Britain’s former prime minister Gordon Brown had his phone hacked and bank account breached by The Sunday Times, another British newspaper owned by Rupert Murdoch’s media empire, reports said on Monday.
The reports widen the scandal over widespread phone hacking by the News of the World, which was shut down at the weekend by News International, Murdoch’s British newspaper publishing operation. Brown is to announce that private investigators working for News International hacked his phone and accessed his personal bank account when he was finance minister, The Independent newspaper reported, without naming the paper involved.
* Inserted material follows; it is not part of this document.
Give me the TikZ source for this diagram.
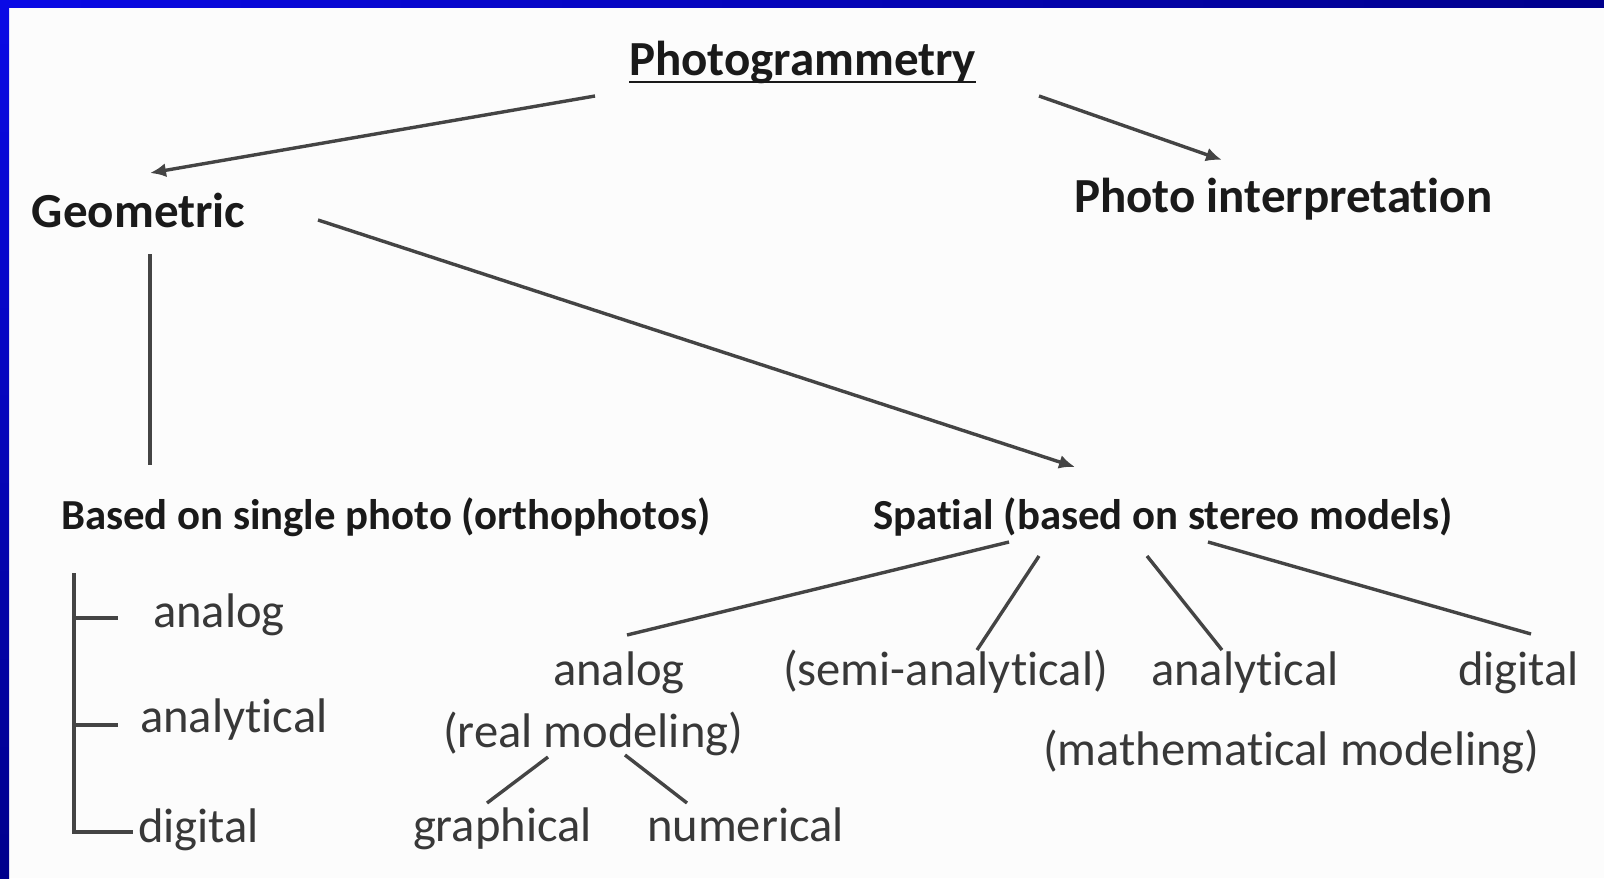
\documentclass[tikz,border=0pt]{standalone}
\usepackage{fontspec}
\setmainfont{Carlito}[Ligatures=NoCommon]
\usetikzlibrary{arrows.meta}
\definecolor{bg}{HTML}{FCFCFC}
\definecolor{bblue}{HTML}{0A0AE6}
\definecolor{nblue}{HTML}{00008C}
\definecolor{tdark}{HTML}{1A1A1A}
\definecolor{tgrey}{HTML}{383838}
\definecolor{lgrey}{HTML}{444444}
\tikzset{
  lbl/.style={anchor=base west, inner sep=0pt, outer sep=0pt},
  topl/.style={lbl, text=tdark, font=\fontsize{24.5}{28}\selectfont\bfseries},
  subl/.style={lbl, text=tdark, font=\fontsize{21.4}{24}\selectfont\bfseries},
  item/.style={lbl, text=tgrey, font=\fontsize{24.3}{28}\selectfont},
  conn/.style={draw=lgrey, line width=1.7pt},
  arr/.style={conn, -{Latex[length=8pt,width=7pt]}},
}
\begin{document}
\begin{tikzpicture}[x=0.5pt,y=-0.5pt]
\useasboundingbox (0,0) rectangle (1604,878);
\fill[bg] (0,0) rectangle (1604,878);
\shade[top color=bblue, bottom color=nblue] (0,0) rectangle (9,878);
\shade[left color=bblue, right color=nblue] (0,0) rectangle (1604,7);

\node[topl] (pg) at (629,75) {Photogrammetry};
\node[topl] (geo) at (32,227) {Geometric};
\node[topl] (pi) at (1074,212) {Photo interpretation};
\node[subl] (single) at (61,529) {Based on single photo (orthophotos)};
\node[subl] (spat) at (873,529) {Spatial (based on stereo models)};
\node[item] (la) at (153,627) {analog};
\node[item] (lan) at (140,732) {analytical};
\node[item] (ld) at (138,842) {digital};
\node[item] (ra) at (553,685) {analog};
\node[item] (rm) at (443,747) {(real modeling)};
\node[item] (semi) at (783,685) {(semi-analytical)};
\node[item] (ran) at (1151,685) {analytical};
\node[item] (rd) at (1458,685) {digital};
\node[item] (mm) at (1043,765) {(mathematical modeling)};
\node[item] (gr) at (413,841) {graphical};
\node[item] (nu) at (647,841) {numerical};

% underline of title
\draw[draw=tdark, line width=1.3pt] ([shift={(0,7)}]pg.base west) -- ([shift={(0,7)}]pg.base east);

% arrows
\draw[arr] ([shift={(-34,21)}]pg.base west) -- ([shift={(118,-54)}]geo.base west);
\draw[arr] ([shift={(410,21)}]pg.base west) -- ([shift={(148,-52)}]pi.base west);
\draw[arr] ([shift={(286,-7)}]geo.base west) -- ([shift={(202,-62)}]spat.base west);
\draw[conn] ([shift={(118,27)}]geo.base west) -- ([shift={(89,-64)}]single.base west);

% bracket
\draw[conn] ([shift={(13,44)}]single.base west) -- ([shift={(-64,-10)}]ld.base west) -- ([shift={(-5,-10)}]ld.base west);
\draw[conn] ([shift={(-79,-9)}]la.base west) -- ([shift={(-35,-9)}]la.base west);
\draw[conn] ([shift={(-66,-7)}]lan.base west) -- ([shift={(-22,-7)}]lan.base west);

% spatial branches
\draw[conn] ([shift={(136,13)}]spat.base west) -- ([shift={(74,-50)}]ra.base west);
\draw[conn] ([shift={(166,27)}]spat.base west) -- ([shift={(194,-35)}]semi.base west);
\draw[conn] ([shift={(274,27)}]spat.base west) -- ([shift={(71,-35)}]ran.base west);
\draw[conn] ([shift={(335,13)}]spat.base west) -- ([shift={(73,-51)}]rd.base west);

% real modeling branches
\draw[conn] ([shift={(105,10)}]rm.base west) -- ([shift={(74,-38)}]gr.base west);
\draw[conn] ([shift={(182,8)}]rm.base west) -- ([shift={(40,-38)}]nu.base west);
\end{tikzpicture}
\end{document}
The BBC and The Guardian newspaper later reported that The Sunday Times had targeted Brown when he was finance minister, obtaining private medical, financial and property details. The BBC said someone acting for The Sunday Times posed as Brown and obtained details of his account at the Abbey National bank in January 2000, in relation to a story about a flat he had bought from late media mogul Robert Maxwell.
It cited letters written by the bank to the editor of The Sunday Times voicing suspicions that “someone from The Sunday Times or acting on its behalf has masqueraded as Mr Brown for the purpose of obtaining information from Abbey National by deception.” The Guardian reported that The Sun – News of the World’s daily sister paper – obtained details from his infant son’s medical records about a serious illness.